幸せは人それぞれ

ハプニングは多い方がおもしろい

国連から派遣されたソマリアの外科医という詐欺師

次に話しかけてきた詐欺師はアメリカ軍兵士ではなく、国連からソマリアに派遣されている外科医という設定だった。写真はメキシコのおっさん風情でとても外科医には見えない。彼は現地時間の真夜中にメールを送ってくる。不思議に思ってきいてみたが、みんな起きているからというわかったようなわからないような返事が返ってきた。いずれにせよ、メディアでみる国連医師のように忙しくはないらしい。毎日暇を持て余しているのかと思うほど、朝に夕にきれいな花の写真とともに情熱的な詩を送ってきた。必死で英語を理解しようとする私。使う単語に偏りはあるが、一連の詐欺師との会話のおかげで英文メールを早く読む技術は確実に身についた。せめて有意義な勉強法であったと思いたい。

 

彼の家族構成は息子一人、奥さんとはまたもや死別。アメリカ女性の死亡率はかなり高い。彼は日本に来て投資がしたいので、その手助けをしてほしいと言ってきた。嘘だろう~と思いながらも、もしかして本当かもしれないと、心の片隅で信じたくなってしまう。危ない、危ない・・・でも本当に日本にきて投資なんかに巻き込まれたら、そっちの方がめんどくさい。しかもどう考えても一面識もない人と、まちがって恋に落ちることはできても、共同ビジネスなんて絶対にありえない。律儀な日本人らしく、一生懸命理由を考えて丁寧にお断りした。

 

彼はこの後、別のサイトでもまた同じように声をかけてきた。その時も同じように国連の医師といい、しかし翌日その設定を失念したらしく、今度はエンジニアだとぬかした。あれ?国連の医師じゃないのって突っ込んだら、休暇でソマリアに遊びに来てるんだ、国連の会議に来てるんだとむりやり感半端ないつじつま合わせをしていた…笑える。

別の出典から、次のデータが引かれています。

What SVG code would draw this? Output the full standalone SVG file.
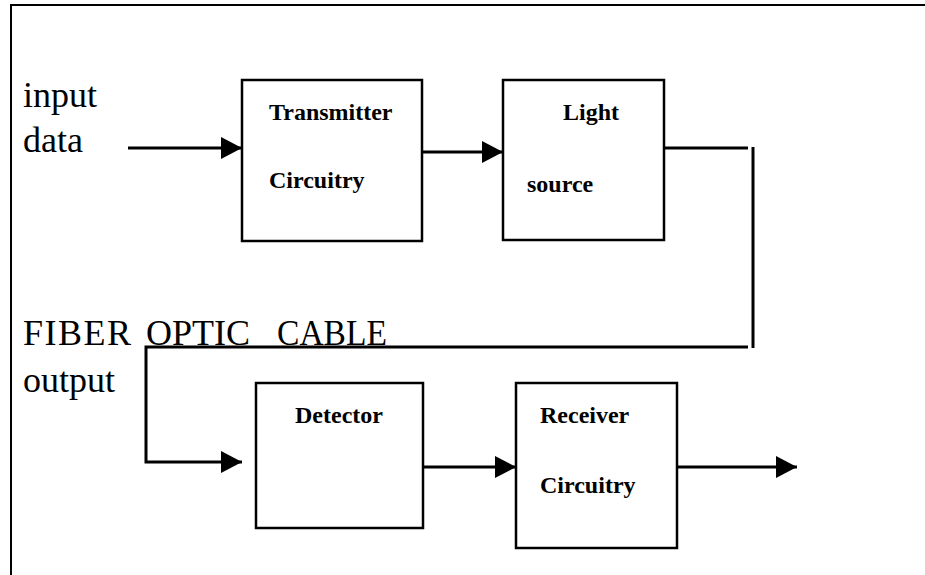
<svg xmlns="http://www.w3.org/2000/svg" width="925" height="575" viewBox="0 0 925 575">
<style>
.box{fill:#fff;stroke:#000;stroke-width:2.5}
.ln{fill:none;stroke:#000;stroke-width:3}
.big{font-family:"Liberation Serif","Times New Roman",serif;font-size:36px;fill:#000}
.lbl{font-family:"Liberation Serif","Times New Roman",serif;font-size:24px;font-weight:bold;fill:#000}
</style>
<defs>
<marker id="ah" markerWidth="21" markerHeight="22" refX="21" refY="11" orient="auto" markerUnits="userSpaceOnUse">
<path d="M0,0 L21,11 L0,22 Z" fill="#000"/>
</marker>
</defs>
<rect width="925" height="575" fill="#fff"/>
<path d="M11,575 V5 H925" fill="none" stroke="#000" stroke-width="2"/>
<g id="labels">
<text class="big" x="23" y="107">input</text>
<text class="big" x="23" y="152">data</text>
<text class="big" y="345"><tspan x="23" textLength="108">FIBER</tspan><tspan x="146">OPTIC</tspan><tspan x="277" textLength="110" lengthAdjust="spacingAndGlyphs">CABLE</tspan></text>
<text class="big" x="23" y="392">output</text>
</g>
<g id="transmitter">
<rect class="box" x="242" y="80" width="180" height="161"/>
<text class="lbl" x="269" y="120">Transmitter</text>
<text class="lbl" x="269" y="188">Circuitry</text>
</g>
<g id="lightsource">
<rect class="box" x="503" y="80" width="161" height="160"/>
<text class="lbl" x="563" y="120">Light</text>
<text class="lbl" x="527" y="192">source</text>
</g>
<g id="detector">
<rect class="box" x="256" y="383" width="167" height="145"/>
<text class="lbl" x="295" y="423">Detector</text>
</g>
<g id="receiver">
<rect class="box" x="516" y="383" width="161" height="165"/>
<text class="lbl" x="540" y="423">Receiver</text>
<text class="lbl" x="540" y="493">Circuitry</text>
</g>
<g id="connectors">
<line class="ln" x1="128" y1="148" x2="242" y2="148" marker-end="url(#ah)"/>
<line class="ln" x1="422" y1="152" x2="503" y2="152" marker-end="url(#ah)"/>
<polyline class="ln" points="664,148 748,148"/>
<line class="ln" x1="753" y1="147" x2="753" y2="348"/>
<polyline class="ln" points="748,347 146,347 146,462 242,462" marker-end="url(#ah)"/>
<line class="ln" x1="423" y1="467" x2="516" y2="467" marker-end="url(#ah)"/>
<line class="ln" x1="677" y1="467" x2="797" y2="467" marker-end="url(#ah)"/>
</g>
</svg>
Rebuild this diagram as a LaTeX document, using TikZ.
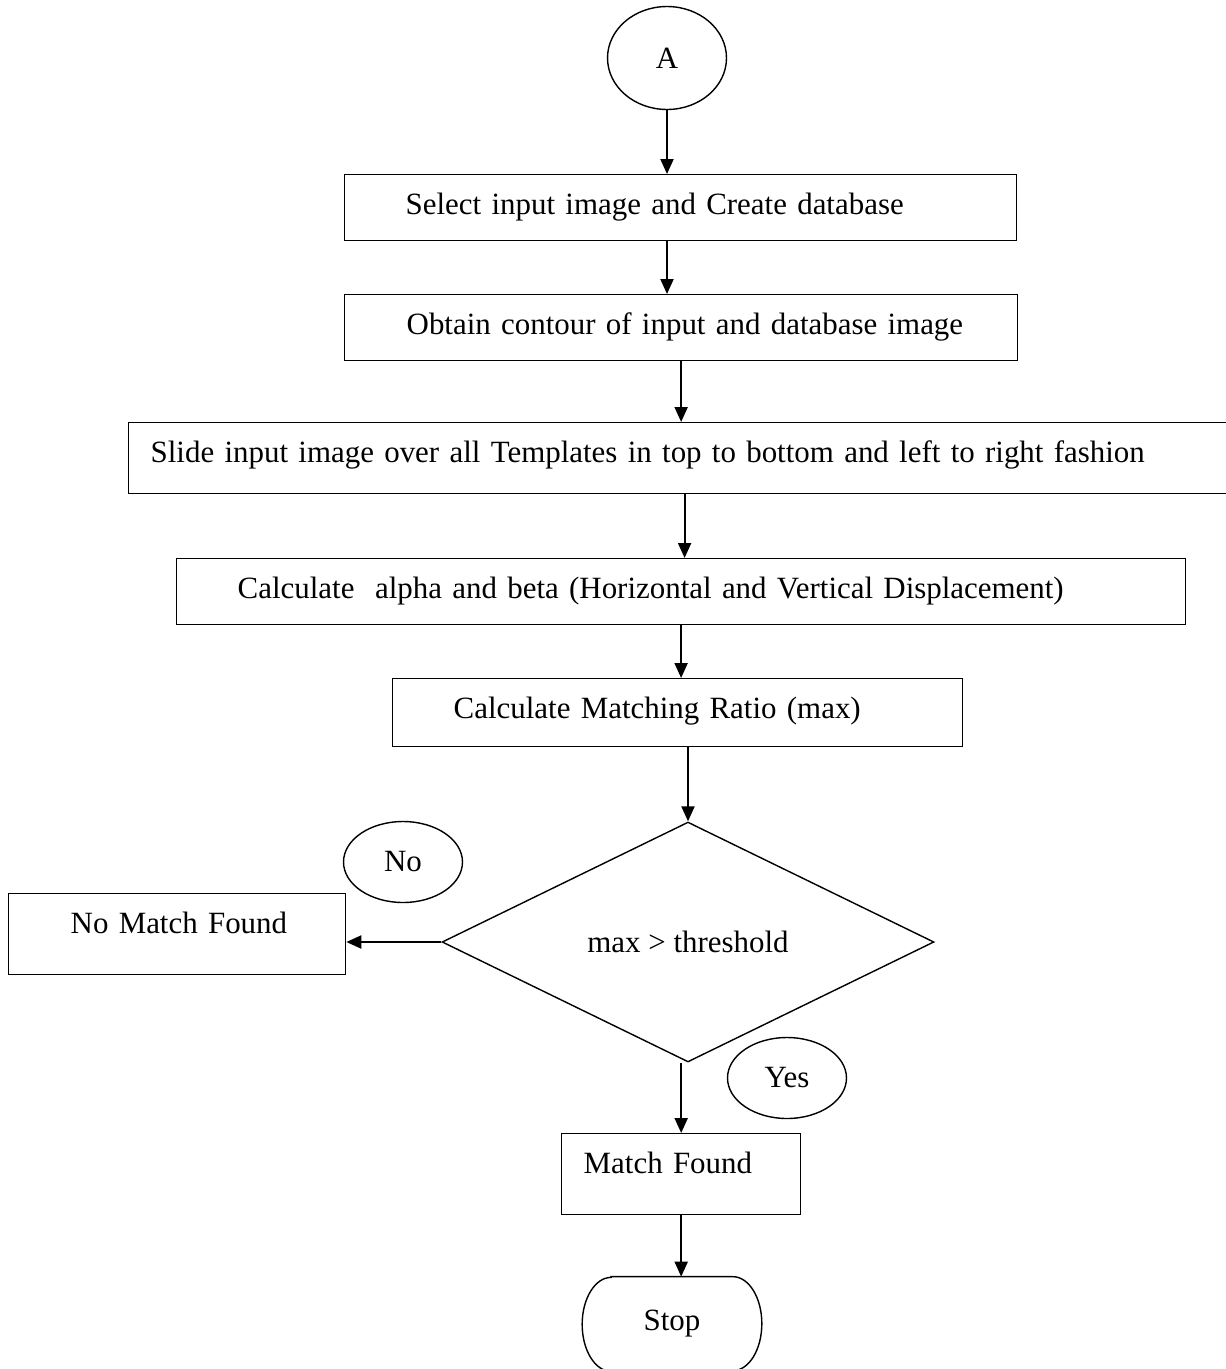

しかし、ずっと続けているということは、それなりに収入になるということなんだろうな。しかも被害届も出されていないのかもしれないと思うと、なんだか腹が立つ。ここは正義感をだしてサイトに報告してみようか、いやでも、アカウントが削除されるだけで、証拠がなければどうにもならないし…考えると悶々としてくる。

写真の彼(本物)は南米の詩人らしい。そしてこの写真もロマンス詐欺師に広く使われているとか。イケメンではないけれど、いい人そうだし、だまされても無理がないか…いやいや、だまされてはいけない!